FOR MORE INFORMATION: MAYA HIXSON
321.266.2000 MAYA.HIXSON@GMAIL.COM
LAURIE GLENN
773.704.7246 LRGLENN@THINKINCSTRATEGY.COM
One argument for federal funding for local schools is that the impoverished areas in the country now suffer almost universally from out-migration of revenue sources and in-migration of populations less able to maintain the financial support necessary for education. I live in a county where this has been the way of things for 150 years. Kids get an education, then leave for other places, near and far. There they support education, which has done them justice personally. Here, not so much.
With federal funding comes federal strings.
true enough, but I cannot figure out how to remedy funding inequality due to migration of talent
This is the good news of the day. Investment in public education is so needed after twenty years of disinvestment, political bashing and segregated privatization have failed to yield better results. Supporting and reaching out to poor families is a positive step in the right direction. Increasing Title 1 funds will allow schools to provide more direct services as long as the money is not funneled into more on-line electronic worksheets and unproven SEL programming. Children are not robots and should not be treated as such. Struggling students do much better when they have strong, positive bonds with caring teachers.
I grew up in an urban, working class and poor neighborhood. Some of my childhood friends lost their way and got involved in drugs and other self-destructive behavior by the time they were thirteen. What saved my brother and me from a similar fate was good parents and good public schools. Today my old neighborhood is worse than ever with widespread drug problems and limited economic opportunity even though it has been inundated by charter schools. Well resourced public schools staffed by caring professionals with supports for students and parents are a much more promising option.
Beautifully said, RT!
In other news from the Carnival:
https://www.npr.org/sections/health-shots/2021/12/05/1059828993/data-vaccine-misinformation-trump-counties-covid-death-rate
I saw and heard this. No surprise here. This is what government by geography looks like. Losing a few voters in the rural areas will not upset the Trump ascendancy in those areas, which are solidly for Trump. Sacrifice the faithful, they will not know.
nice summation
Well observed, Roy. Alas, the intentional election-mongering disinformation killed/kills innocents as well, so not entirely a matter of Nature’s Darwin Awards.
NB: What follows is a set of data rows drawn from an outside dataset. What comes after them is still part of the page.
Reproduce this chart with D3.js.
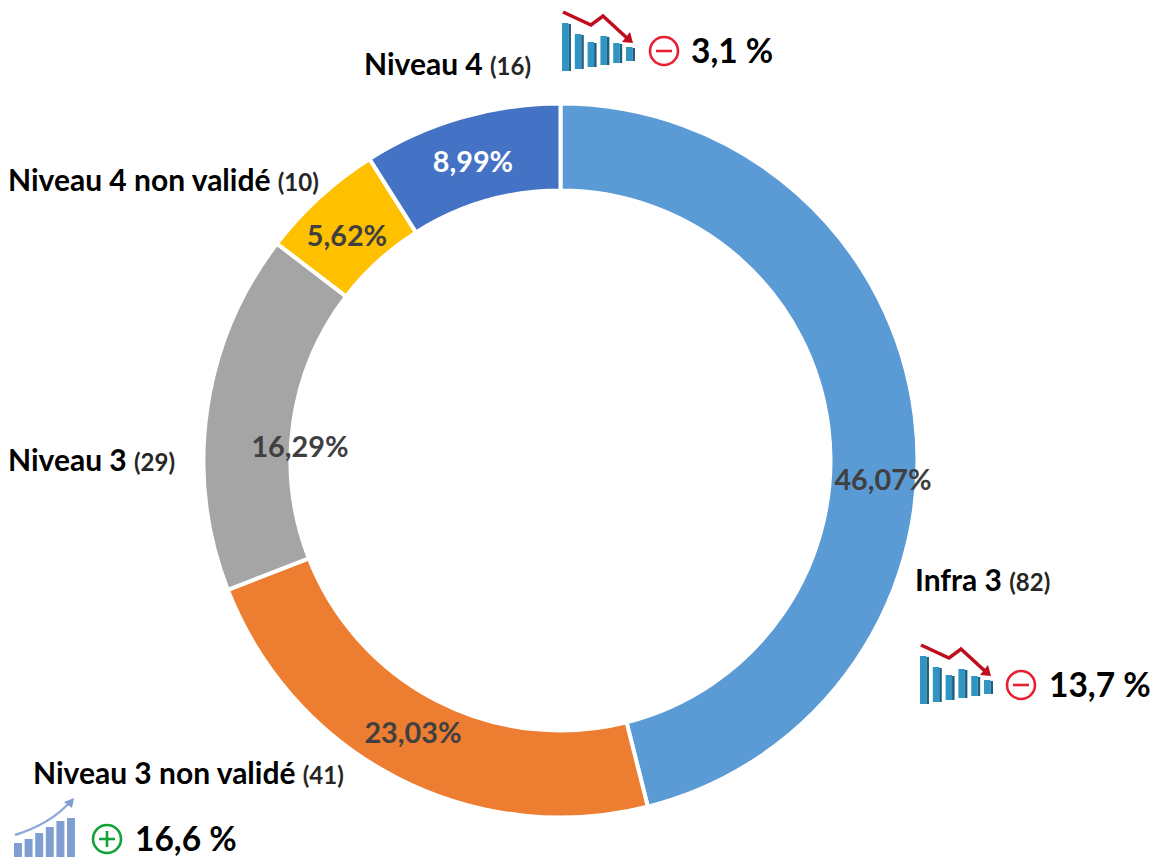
<!DOCTYPE html>
<html><head><meta charset="utf-8">
<script src="https://cdn.jsdelivr.net/npm/d3@7"></script>
<style>html,body{margin:0;background:#fff}svg{display:block}text{font-family:Lato,"Open Sans",sans-serif;font-weight:700}</style>
</head><body><svg id="c" width="1165" height="865"></svg>
<script>
const categories=["Infra 3","Niveau 3 non validé","Niveau 3","Niveau 4 non validé","Niveau 4"];
const counts=[82,41,29,10,16];
const shares=["46,07%","23,03%","16,29%","5,62%","8,99%"];
const colors=["#5B9BD5","#ED7D31","#A5A5A5","#FFC000","#4472C4"];
const shareColors=["#404040","#404040","#404040","#404040","#ffffff"];
const sharePos=[[883,480],[413,733],[300,447],[347,236],[473,162]];
const namePos=[[915,591],[33,784],[8,471],[8,191],[364,75]];
const changes=[
 {text:"3,1 %",sign:"-",x:562,y:12,tx:691,ty:63,cx:664,cy:51},
 {text:"13,7 %",sign:"-",x:920,y:645,tx:1049,ty:697,cx:1021,cy:685},
 {text:"16,6 %",sign:"+",x:14,y:798,tx:135,ty:851,cx:107,cy:839}
];
const downBars=[48,35,25,29,20,14];
const upBars=[14,18,24,30,36,39];
const svg=d3.select("#c");
const cx=560.5,cy=460.5,R=357,r=270;
const pie=d3.pie().sort(null)(counts);
const arc=d3.arc().innerRadius(r).outerRadius(R);
svg.append("g").attr("transform",`translate(${cx},${cy})`).selectAll("path").data(pie).join("path")
 .attr("d",arc).attr("fill",(d,i)=>colors[i]).attr("stroke","#fff").attr("stroke-width",4);
svg.append("g").selectAll("text").data(shares).join("text")
 .attr("x",(d,i)=>sharePos[i][0]).attr("y",(d,i)=>sharePos[i][1]+10)
 .attr("text-anchor","middle").attr("font-size",28.8).attr("fill",(d,i)=>shareColors[i]).text(d=>d);
categories.forEach((c,i)=>{
 const t=svg.append("text").attr("x",namePos[i][0]).attr("y",namePos[i][1]).attr("font-size",30).attr("fill","#000");
 t.append("tspan").text(c+" ");
 t.append("tspan").attr("font-size",24).attr("fill","#262626").text("("+counts[i]+")");
});
changes.forEach(d=>{
 const g=svg.append("g").attr("transform",`translate(${d.x},${d.y})`);
 if(d.sign==="-"){
  const x=d3.scaleBand().domain(d3.range(downBars.length)).range([0,73]).paddingInner(.3);
  downBars.forEach((v,i)=>{
   const base=59-i*2, w=x.bandwidth();
   g.append("rect").attr("x",x(i)).attr("y",base-v).attr("width",w*.72).attr("height",v).attr("fill","#2E95C4");
   g.append("rect").attr("x",x(i)+w*.72).attr("y",base-v+1).attr("width",w*.28).attr("height",v-1).attr("fill","#1F5F80");
  });
  g.append("path").attr("d","M1 0L29 13L41 4L66 27").attr("fill","none").attr("stroke","#C00D1E").attr("stroke-width",3.5);
  g.append("path").attr("d","M71 31L60 30L68 20Z").attr("fill","#C00D1E");
 } else {
  const x=d3.scaleBand().domain(d3.range(upBars.length)).range([0,61]).paddingInner(.25);
  upBars.forEach((v,i)=>g.append("rect").attr("x",x(i)).attr("y",59-v).attr("width",x.bandwidth()).attr("height",v).attr("fill","#7F9FD3"));
  g.append("path").attr("d","M1 37Q36 26 55 5").attr("fill","none").attr("stroke","#8FAADC").attr("stroke-width",2.5);
  g.append("path").attr("d","M60 0L58 10L50 4Z").attr("fill","#7F9FD3");
 }
 const col=d.sign==="-"?"#E8202F":"#0FA336";
 const s=svg.append("g").attr("transform",`translate(${d.cx},${d.cy})`).attr("fill","none").attr("stroke",col).attr("stroke-width",2.6);
 s.append("circle").attr("r",14);
 s.append("path").attr("d",d.sign==="-"?"M-8 0H8":"M-8 0H8M0 -8V8");
 svg.append("text").attr("x",d.tx).attr("y",d.ty).attr("font-size",33.5).attr("fill","#000").text(d.text);
});
</script></body></html>
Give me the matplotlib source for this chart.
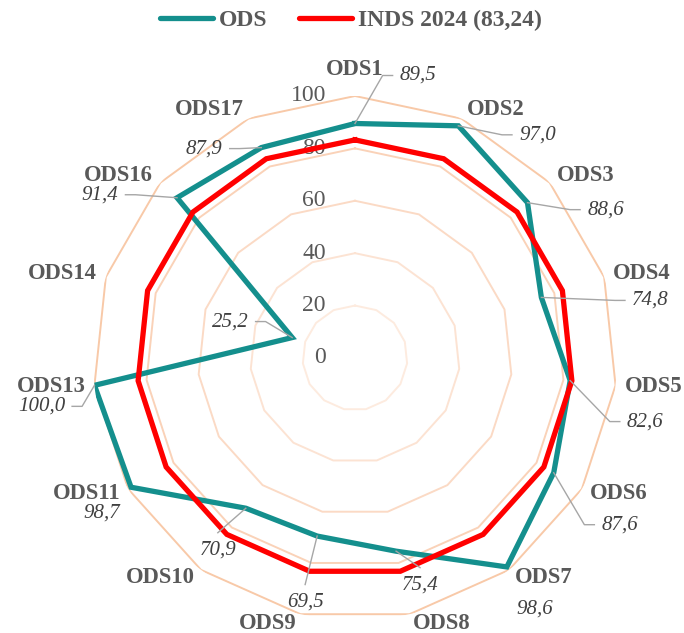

“AFT’S RANDI WEINGARTEN, NEA’S BECKY PRINGLE, U.S. SEN. CHRIS VAN HOLLEN, CONGRESSMAN BOWMAN (NY-16), JOURNEY FOR JUSTICE’S JITU BROWN TO JOIN EDUCATION EQUITY COALITION AT PRESS CONFERENCE TO ANNOUNCE NEW COALITION”
Coopting Jitu before he can get started. Sure makes Randi and Pringle seem like the consummate progressives they aren’t.
Good- no one in ed reform should object to this- there are tens of ed reform groups that lobby for and promote charters and vouchers.
There should be a group that promotes investment in and support of public schools, unless ed reform actually WANTS an echo chamber, which they may want, given as how they’ve created one.